> WHAT THE EXERCISE ASKS
Where the word "this" occurs in a line, return that line.

====== EXERCISE MATERIAL ======

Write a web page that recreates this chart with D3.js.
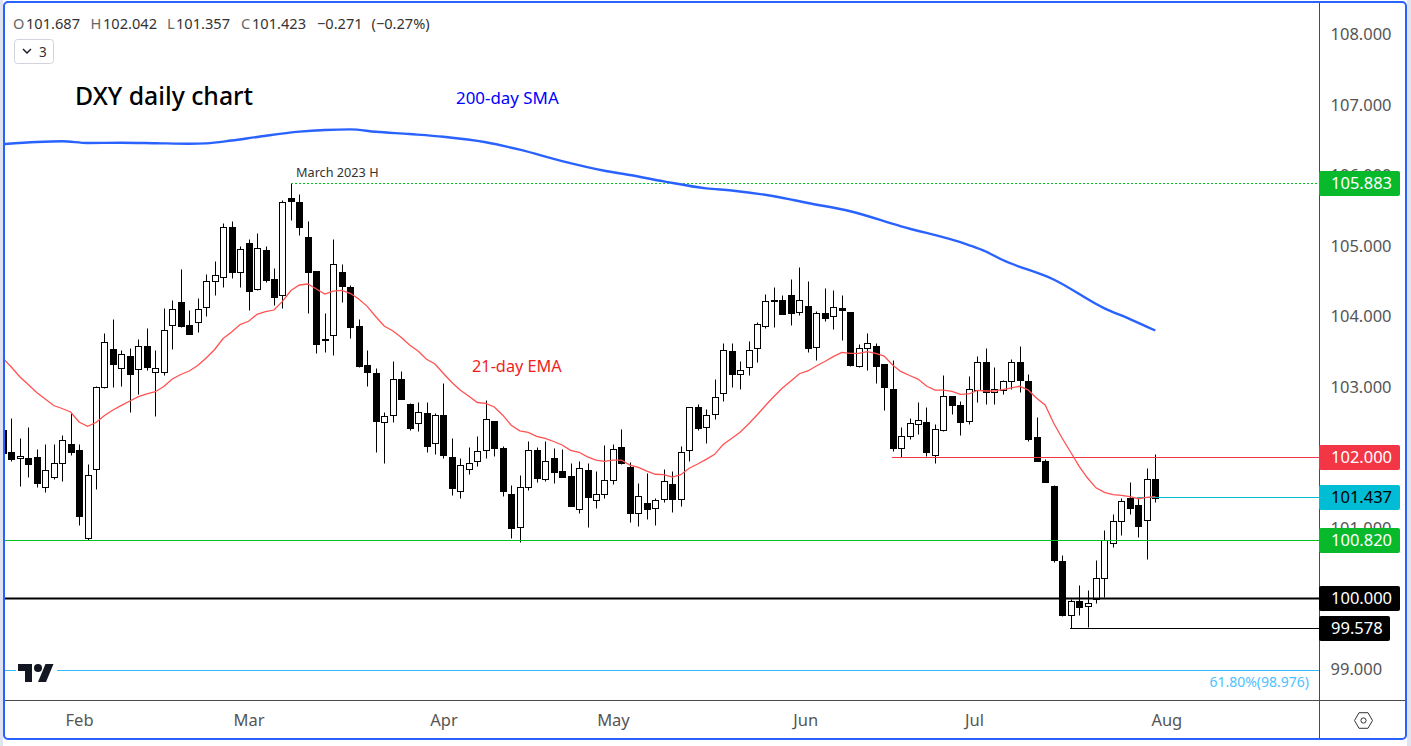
<!DOCTYPE html>
<html lang="en">
<head>
    <title>DXY daily chart</title>
    <script src="https://d3js.org/d3.v7.min.js"></script>
    <style>
        html, body {
            margin: 0;
            padding: 0;
            background: #ffffff;
            overflow: hidden;
        }
        svg {
            display: block;
        }
        text {
            font-family: "Noto Sans", sans-serif;
        }
        .axis path, .axis line {
            display: none;
        }
        .axis text {
            fill: #555555;
            font-size: 16.5px;
        }
    </style>
</head>
<body>
<svg class="chart" width="1411" height="746"></svg>

<script>
    // daily bars (first bar is cut by the frame)
    const opens = [102.383,102.071,101.981,101.986,102.000,101.570,101.712,101.910,102.184,102.099,
        100.846,101.825,102.988,103.532,103.258,103.433,103.243,103.574,103.210,103.201,
        103.868,104.199,103.872,103.910,104.123,104.492,104.548,105.258,104.619,105.035,
        104.378,104.936,104.525,104.293,105.674,105.612,105.116,104.638,103.664,103.726,
        104.619,104.407,103.853,103.300,103.187,102.492,102.591,103.102,102.752,102.478,
        102.619,102.194,102.591,101.995,101.513,101.825,101.938,102.094,102.506,102.123,
        101.470,101.002,101.570,102.094,101.693,101.981,101.797,101.726,101.258,101.811,
        101.385,101.470,101.669,102.137,101.853,101.201,101.343,101.272,101.399,101.612,
        101.399,102.094,102.704,102.421,102.605,102.903,103.499,103.182,103.272,103.541,
        103.853,104.217,104.222,104.293,104.052,104.137,103.555,104.038,103.995,104.108,
        104.052,103.286,103.541,103.569,103.314,102.964,102.123,102.293,102.472,102.491,
        102.023,102.378,102.865,102.732,102.506,102.945,103.342,102.917,102.945,103.073,
        103.342,103.073,102.279,101.938,101.584,100.520,99.754,99.953,99.882,99.981,
        100.279,100.775,101.087,101.414,101.314,101.102,101.687];
    const highs = [102.450,102.553,102.265,102.421,102.109,102.180,102.180,102.307,102.619,102.180,
        101.896,103.002,103.754,103.953,103.513,103.541,103.669,103.825,103.513,104.109,
        104.222,104.662,104.080,104.251,104.591,104.775,105.314,105.343,104.993,105.087,
        105.173,104.993,104.676,105.645,105.883,105.726,105.343,104.640,104.038,105.087,
        104.733,104.435,103.953,103.513,103.258,102.634,103.357,103.215,102.761,102.775,
        102.775,102.619,103.045,102.265,101.981,102.137,102.298,102.808,102.510,102.151,
        101.598,101.740,102.222,102.137,102.222,102.123,102.109,101.910,101.938,101.910,
        101.797,102.165,102.179,102.392,101.924,101.626,101.768,101.414,101.825,101.797,
        102.151,102.710,102.747,102.681,103.101,103.612,103.612,103.357,103.640,103.910,
        104.307,104.406,104.293,104.520,104.690,104.491,104.075,104.392,104.364,104.293,
        104.061,103.598,103.754,103.612,103.320,103.375,102.420,102.548,102.775,102.704,
        102.463,103.158,102.870,102.789,103.144,103.427,103.541,103.271,103.090,103.385,
        103.569,103.172,102.562,101.967,101.602,100.605,99.981,100.180,100.109,100.534,
        100.964,101.187,101.414,101.641,101.423,101.839,102.042];
    const lows = [101.980,101.948,101.593,101.721,101.579,101.508,101.693,101.664,102.024,101.040,
        100.823,101.551,102.980,102.998,103.007,102.643,102.898,103.239,102.586,103.168,
        103.537,103.849,103.745,103.778,104.005,104.303,104.416,104.544,104.416,104.090,
        104.370,104.487,104.156,104.118,105.362,105.154,104.047,103.480,103.494,103.452,
        104.203,103.693,103.281,103.012,102.076,101.920,102.501,102.820,102.388,102.374,
        102.076,102.047,101.991,101.461,101.423,101.763,101.877,101.990,102.019,101.451,
        100.856,100.799,101.536,101.650,101.664,101.636,101.715,101.305,101.210,101.012,
        101.281,101.423,101.622,101.896,101.083,101.026,101.125,101.040,101.366,101.224,
        101.310,101.948,102.387,102.203,102.543,102.799,102.997,102.969,103.168,103.352,
        103.834,103.848,104.030,103.877,104.019,103.494,103.380,103.934,103.820,103.664,
        103.295,103.280,103.238,103.054,102.671,102.089,101.995,102.260,102.326,102.019,
        101.919,102.370,102.614,102.316,102.472,102.784,102.756,102.756,102.888,102.959,
        102.926,102.231,101.940,101.640,100.515,99.749,99.578,99.764,99.593,99.934,
        100.009,100.728,100.898,101.196,100.870,100.558,101.357];
    const closes = [102.052,101.976,102.009,101.905,101.636,101.811,101.910,102.236,102.076,101.168,
        101.740,102.988,103.626,103.324,103.456,103.182,103.570,103.281,103.258,103.797,
        104.095,103.863,103.749,104.095,104.492,104.577,105.258,104.629,104.946,104.359,
        104.960,104.515,104.274,105.612,105.636,105.267,104.629,103.608,103.669,104.733,
        104.430,103.849,103.296,103.210,102.515,102.577,103.102,102.827,102.416,102.634,
        102.161,102.591,102.033,101.565,101.882,101.910,102.080,102.534,102.132,101.522,
        100.997,101.570,102.094,101.707,101.938,101.792,101.721,101.310,101.839,101.437,
        101.470,101.669,102.109,101.919,101.210,101.442,101.267,101.385,101.655,101.409,
        102.066,102.704,102.416,102.591,102.846,103.513,103.182,103.229,103.513,103.881,
        104.208,104.222,104.033,104.047,104.222,103.551,104.038,103.976,104.123,104.090,
        103.309,103.541,103.612,103.295,102.997,102.132,102.293,102.477,102.520,102.075,
        102.392,102.860,102.742,102.501,102.959,103.342,102.917,102.959,103.073,103.342,
        103.097,102.260,101.948,101.650,100.543,99.764,99.953,99.877,99.924,100.279,
        100.818,101.087,101.371,101.281,101.026,101.683,101.423];

    // 21-day EMA, one value per bar
    const ema21 = [103.404,103.276,103.139,103.028,102.915,102.823,102.730,102.688,102.638,102.496,
        102.435,102.489,102.589,102.667,102.733,102.794,102.855,102.894,102.926,103.000,
        103.106,103.170,103.220,103.298,103.404,103.525,103.681,103.773,103.879,103.925,
        104.024,104.061,104.085,104.208,104.362,104.440,104.454,104.383,104.312,104.354,
        104.364,104.322,104.241,104.137,103.993,103.858,103.791,103.698,103.589,103.503,
        103.386,103.319,103.184,103.057,102.946,102.862,102.773,102.760,102.709,102.593,
        102.450,102.372,102.350,102.294,102.265,102.220,102.170,102.095,102.067,102.003,
        101.957,101.939,101.957,101.957,101.886,101.854,101.801,101.755,101.749,101.716,
        101.749,101.840,101.901,101.967,102.038,102.177,102.262,102.350,102.468,102.596,
        102.730,102.858,102.979,103.078,103.181,103.220,103.291,103.354,103.423,103.485,
        103.471,103.471,103.494,103.471,103.432,103.305,103.210,103.156,103.106,103.007,
        102.950,102.950,102.932,102.889,102.894,102.946,102.936,102.936,102.955,102.979,
        103.003,102.950,102.833,102.738,102.482,102.269,102.071,101.872,101.702,101.563,
        101.499,101.465,101.457,101.437,101.408,101.428,101.437];

    // 200-day SMA, read at these bars
    const smaBars = [0,4,7,10,14,18,22,24,27,30,35,38,41,44,48,52,57,61,66,71,74,78,83,86,91,95,100,106,114,116,118,124,130,133,136];
    const smaValues = [106.438,106.468,106.478,106.454,106.458,106.451,106.444,106.449,106.489,106.539,
        106.615,106.638,106.647,106.614,106.581,106.543,106.465,106.359,106.198,106.061,106.000,
        105.909,105.810,105.780,105.699,105.603,105.486,105.272,105.007,104.915,104.794,104.518,
        104.109,103.957,103.794];

    // axes
    const priceTicks = [99,100,101,102,103,104,105,106,107,108];
    const monthBars = [9,29,52,72,94.7,114.6,137.3];
    const monthNames = ["Feb","Mar","Apr","May","Jun","Jul","Aug"];

    // horizontal levels and the bar each one starts from
    const levelValues = [105.883,102,101.437,100.82,100,99.578,98.976];
    const levelStartBars = [34,105,134,0,0,126,0];

    // header legend
    const legendParts = ["O","101.687","H","102.042","L","101.357","C","101.423","\u22120.271","(\u22120.27%)"];

    const width = 1411, height = 746;
    const frame = {left: 5, top: 3, right: 1405, bottom: 738};
    const axisX = 1319.5, axisY = 700.5;

    const x = d3.scaleLinear().domain([0, 136]).range([2.8, 1155.3]);
    const y = d3.scaleLinear().domain([98.553, 108.44]).range([700, 3]);

    // candles sit on whole pixels
    const px = i => Math.round(x(i)) + 0.5;
    const py = v => Math.round(y(v)) + 0.5;

    const svg = d3.select("svg.chart");

    svg.append("defs").append("clipPath").attr("id", "plot")
        .append("rect")
        .attr("x", frame.left).attr("y", frame.top)
        .attr("width", axisX - frame.left).attr("height", axisY - frame.top);

    const plot = svg.append("g").attr("clip-path", "url(#plot)");

    // candles
    const bars = plot.selectAll("g.bar")
        .data(d3.range(opens.length))
        .enter().append("g").attr("class", "bar");

    bars.append("line")
        .attr("x1", px).attr("x2", px)
        .attr("y1", i => py(highs[i])).attr("y2", i => py(lows[i]))
        .attr("stroke", "#000000");

    bars.append("rect")
        .attr("x", i => px(i) - 3)
        .attr("width", 6)
        .attr("y", i => py(Math.max(opens[i], closes[i])))
        .attr("height", i => Math.max(1, py(Math.min(opens[i], closes[i])) - py(Math.max(opens[i], closes[i]))))
        .attr("fill", i => closes[i] >= opens[i] ? "#ffffff" : "#000000")
        .attr("stroke", "#000000");

    // levels
    const levelColor = ["#00c21f", "#f23645", "#00bcd4", "#00c21f", "#000000", "#000000", "#33bbff"];
    const levelText = ["#ffffff", "#ffffff", "#000000", "#ffffff", "#ffffff", "#ffffff", null];

    plot.selectAll("line.level")
        .data(levelValues)
        .enter().append("line").attr("class", "level")
        .attr("x1", (d, i) => Math.round(x(levelStartBars[i])) - (i === 0 ? 0 : 1))
        .attr("x2", axisX)
        .attr("y1", d => Math.round(y(d)) + 0.5)
        .attr("y2", d => Math.round(y(d)) + 0.5)
        .attr("stroke", (d, i) => levelColor[i])
        .attr("stroke-width", d => d === 100 ? 2 : 1)
        .attr("stroke-dasharray", d => d === 105.883 ? "2 2" : null);

    // moving averages
    plot.append("path")
        .attr("fill", "none")
        .attr("stroke", "#ff5252")
        .attr("stroke-width", 1.3)
        .attr("d", d3.line().x((d, i) => x(i)).y(d => y(d))(ema21));

    plot.append("path")
        .attr("fill", "none")
        .attr("stroke", "#2962ff")
        .attr("stroke-width", 2.4)
        .attr("d", d3.line().curve(d3.curveMonotoneX)
            .x((d, i) => x(smaBars[i])).y(d => y(d))(smaValues));

    // logo with its white halo
    const logo = svg.append("g").attr("transform", "translate(18,660)");
    logo.append("rect").attr("x", -2).attr("y", 3).attr("width", 41).attr("height", 20).attr("fill", "#ffffff");
    logo.append("path").attr("fill", "#131722")
        .attr("d", "M14 22H7V11H0V4h14v18zM28 22h-8l7.5-18h8L28 22z");
    logo.append("circle").attr("fill", "#131722").attr("cx", 20).attr("cy", 8).attr("r", 4);

    // annotations
    const note = (tx, ty, size, color, label, anchor) => svg.append("text")
        .attr("x", tx).attr("y", ty)
        .attr("font-size", size)
        .attr("fill", color)
        .attr("text-anchor", anchor || "start")
        .text(label);

    note(75, 105, 24.8, "#000000", "DXY daily chart").attr("font-weight", 500);
    note(456, 104, 16.9, "#0000ff", "200-day SMA");
    note(472, 372, 16.3, "#f01e1e", "21-day EMA");
    note(296, 177, 12.7, "#333333", "March 2023 H");
    note(1309, 687, 14, "#4cc2ff", "61.80%(98.976)", "end");

    // header legend
    const legendX = [13, 26, 90.5, 103, 167, 176, 241, 252, 317, 371.5];
    svg.append("g").selectAll("text")
        .data(legendParts)
        .enter().append("text")
        .attr("x", (d, i) => legendX[i])
        .attr("y", 29)
        .attr("font-size", 14.6)
        .attr("fill", (d, i) => i < 8 && i % 2 === 0 ? "#666666" : "#333333")
        .text(d => d);

    // collapsed indicators button
    svg.append("rect")
        .attr("x", 14.5).attr("y", 39.5).attr("width", 39).attr("height", 24).attr("rx", 3)
        .attr("fill", "#ffffff").attr("stroke", "#d1d4dc");
    svg.append("path")
        .attr("d", "M23 49l4 4 4-4")
        .attr("fill", "none").attr("stroke", "#131722").attr("stroke-width", 1.4);
    note(39, 57, 13.5, "#333333", "3");

    // axes
    svg.append("rect")
        .attr("x", axisX).attr("y", frame.top)
        .attr("width", frame.right - axisX).attr("height", frame.bottom - frame.top)
        .attr("fill", "#ffffff");

    svg.append("g").attr("class", "axis")
        .attr("transform", `translate(${axisX},0.5)`)
        .call(d3.axisRight(y).tickValues(priceTicks).tickFormat(d3.format(".3f")).tickSize(0).tickPadding(11));

    svg.append("g").attr("class", "axis")
        .attr("transform", `translate(0,${axisY})`)
        .call(d3.axisBottom(x).tickValues(monthBars).tickFormat((d, i) => monthNames[i]).tickSize(0).tickPadding(14));

    const rule = (x1, y1, x2, y2) => svg.append("line")
        .attr("x1", x1).attr("y1", y1).attr("x2", x2).attr("y2", y2)
        .attr("stroke", "#4a4a4a");
    rule(axisX, frame.top, axisX, frame.bottom);
    rule(frame.left, axisY, frame.right, axisY);

    // price tags cover the axis labels
    const tagWidth = [81, 81, 81, 81, 81, 71];
    const tags = svg.append("g").selectAll("g")
        .data(levelValues.slice(0, 6))
        .enter().append("g")
        .attr("transform", d => `translate(${axisX - 0.5},${Math.round(y(d)) + 0.5})`);

    tags.append("rect")
        .attr("y", -12.5).attr("height", 25)
        .attr("width", (d, i) => tagWidth[i]).attr("rx", 2)
        .attr("fill", (d, i) => i === 0 || i === 3 ? "#09b92c" : levelColor[i]);

    tags.append("text")
        .attr("x", 12).attr("dy", "0.36em")
        .attr("font-size", 16.5)
        .attr("fill", (d, i) => levelText[i])
        .text(d3.format(".3f"));

    // settings icon
    const hexR = 9;
    const cog = svg.append("g").attr("transform", "translate(1363.5,720.5)")
        .attr("fill", "none").attr("stroke", "#333333");
    cog.append("path").attr("d", d3.line()(d3.range(6).map(k => [
        hexR * Math.cos(k * Math.PI / 3), hexR * Math.sin(k * Math.PI / 3)])) + "Z");
    cog.append("circle").attr("r", 2.6);

    // the window frame
    svg.append("rect").attr("x", 0).attr("y", 0).attr("width", 3).attr("height", height).attr("fill", "#e0e3f0");
    svg.append("rect").attr("x", 1407).attr("y", 0).attr("width", 4).attr("height", height).attr("fill", "#e0e3f0");
    svg.append("rect")
        .attr("x", 4).attr("y", 2)
        .attr("width", 1402).attr("height", 737).attr("rx", 4)
        .attr("fill", "none").attr("stroke", "#2962ff").attr("stroke-width", 2);
</script>
</body>
</html>
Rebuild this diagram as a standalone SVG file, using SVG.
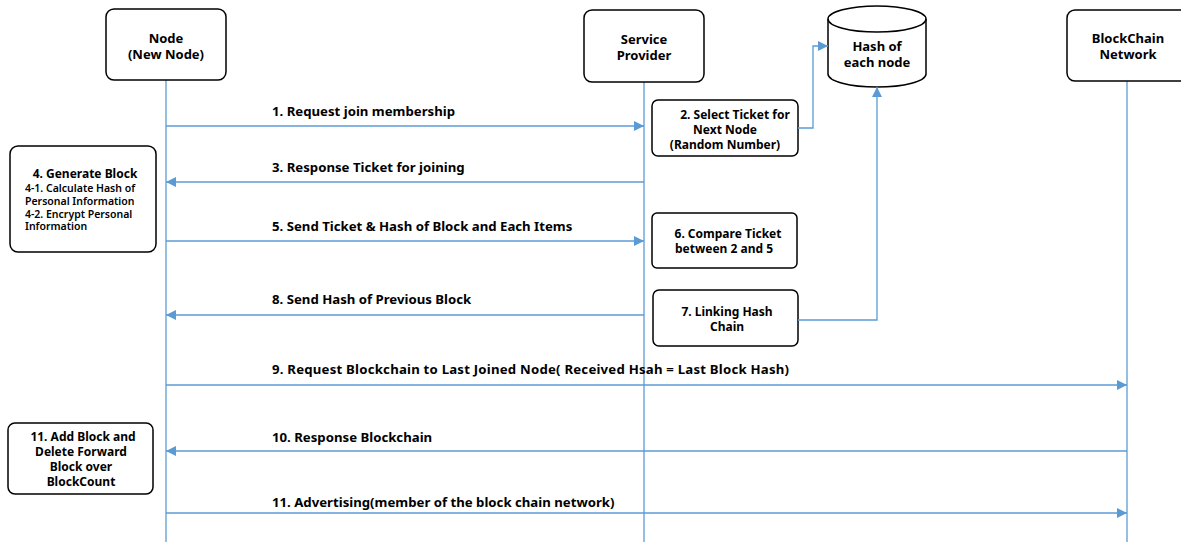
<svg xmlns="http://www.w3.org/2000/svg" width="1181" height="542" viewBox="0 0 1181 542">
<defs>
<marker id="ah" viewBox="0 0 10 10" refX="10" refY="5" markerWidth="10" markerHeight="10" markerUnits="userSpaceOnUse" orient="auto">
<path d="M0,0 L10,5 L0,10 Z" fill="#5B9BD5"/>
</marker>
<style>
.box{fill:#fff;stroke:#000;stroke-width:1.5}
.life{stroke:#5B9BD5;stroke-width:1.3;fill:none}
.msg{stroke:#5B9BD5;stroke-width:1.3;fill:none}
.t{font-family:"Noto Sans","Liberation Sans",sans-serif;font-weight:bold;font-size:13.2px;fill:#000}
.tb{font-family:"Noto Sans","Liberation Sans",sans-serif;font-weight:bold;font-size:13px;fill:#000;text-anchor:middle}
.tc{font-family:"Noto Sans","Liberation Sans",sans-serif;font-weight:bold;font-size:12px;fill:#000;text-anchor:middle}
.ts{font-family:"Noto Sans","Liberation Sans",sans-serif;font-weight:600;font-size:10.5px;fill:#000}
</style>
</defs>
<rect width="1181" height="542" fill="#fff"/>
<g id="lifelines">
<line class="life" x1="166" y1="80" x2="166" y2="542"/>
<line class="life" x1="644" y1="82" x2="644" y2="542"/>
<line class="life" x1="1127" y1="81" x2="1127" y2="542"/>
</g>
<g id="node-new">
<rect class="box" x="106" y="9" width="120" height="71" rx="8"/>
<text class="tb" x="166" y="43">Node</text>
<text class="tb" x="166" y="59">(New Node)</text>
</g>
<g id="node-sp">
<rect class="box" x="584" y="10" width="120" height="72" rx="8"/>
<text class="tb" x="644" y="44">Service</text>
<text class="tb" x="644" y="60">Provider</text>
</g>
<g id="node-hash">
<path class="box" d="M828,19 L828,74 A49,13 0 0 0 926,74 L926,19 A49,13 0 0 0 828,19 Z"/>
<path d="M828,19 A49,13 0 0 0 926,19" fill="none" stroke="#000" stroke-width="1.5"/>
<text class="tb" x="877" y="51">Hash of</text>
<text class="tb" x="877" y="67">each node</text>
</g>
<g id="node-bc">
<rect class="box" x="1067" y="10" width="130" height="71" rx="8"/>
<text class="tb" x="1128" y="43">BlockChain</text>
<text class="tb" x="1128" y="59">Network</text>
</g>
<g id="step2">
<rect class="box" x="652" y="100" width="146" height="56" rx="6"/>
<text class="tc" x="735" y="119">2. Select Ticket for</text>
<text class="tc" x="725" y="134">Next Node</text>
<text class="tc" x="725" y="149">(Random Number)</text>
</g>
<g id="step4">
<rect class="box" x="10" y="146" width="146" height="106" rx="8"/>
<text class="tc" x="85" y="178">4. Generate Block</text>
<text class="ts" x="25" y="192">4-1. Calculate Hash of</text>
<text class="ts" x="25" y="205">Personal Information</text>
<text class="ts" x="25" y="218">4-2. Encrypt Personal</text>
<text class="ts" x="25" y="230">Information</text>
</g>
<g id="step6">
<rect class="box" x="652" y="213" width="145" height="55" rx="5"/>
<text class="tc" x="728" y="238">6. Compare Ticket</text>
<text class="tc" x="724" y="253">between 2 and 5</text>
</g>
<g id="step7">
<rect class="box" x="653" y="290" width="145" height="56" rx="6"/>
<text class="tc" x="727" y="316">7. Linking Hash</text>
<text class="tc" x="727" y="331">Chain</text>
</g>
<g id="step11">
<rect class="box" x="8" y="423" width="145" height="71" rx="7"/>
<text class="tc" x="83" y="441">11. Add Block and</text>
<text class="tc" x="81" y="456">Delete Forward</text>
<text class="tc" x="81" y="471">Block over</text>
<text class="tc" x="81" y="486">BlockCount</text>
</g>
<g id="connectors">
<line class="msg" x1="166" y1="126" x2="644" y2="126" marker-end="url(#ah)"/>
<polyline class="msg" points="798,128 813,128 813,46 828,46" marker-end="url(#ah)"/>
<line class="msg" x1="644" y1="182" x2="166" y2="182" marker-end="url(#ah)"/>
<line class="msg" x1="166" y1="241" x2="644" y2="241" marker-end="url(#ah)"/>
<line class="msg" x1="644" y1="315" x2="166" y2="315" marker-end="url(#ah)"/>
<polyline class="msg" points="798,320 877,320 877,87" marker-end="url(#ah)"/>
<line class="msg" x1="166" y1="385" x2="1127" y2="385" marker-end="url(#ah)"/>
<line class="msg" x1="1127" y1="451" x2="166" y2="451" marker-end="url(#ah)"/>
<line class="msg" x1="166" y1="513" x2="1127" y2="513" marker-end="url(#ah)"/>
</g>
<g id="labels">
<text class="t" x="272" y="116">1. Request join membership</text>
<text class="t" x="272" y="172">3. Response Ticket for joining</text>
<text class="t" x="272" y="231">5. Send Ticket &amp; Hash of Block and Each Items</text>
<text class="t" x="272" y="304">8. Send Hash of Previous Block</text>
<text class="t" x="272" y="374" textLength="517" lengthAdjust="spacing">9. Request Blockchain to Last Joined Node( Received Hsah = Last Block Hash)</text>
<text class="t" x="272" y="442">10. Response Blockchain</text>
<text class="t" x="272" y="507">11. Advertising(member of the block chain network)</text>
</g>
</svg>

======

> EXERCISE RESPONSE
Write a web page that recreates this chart with D3.js.
Rebuild this diagram as a standalone SVG file, using SVG.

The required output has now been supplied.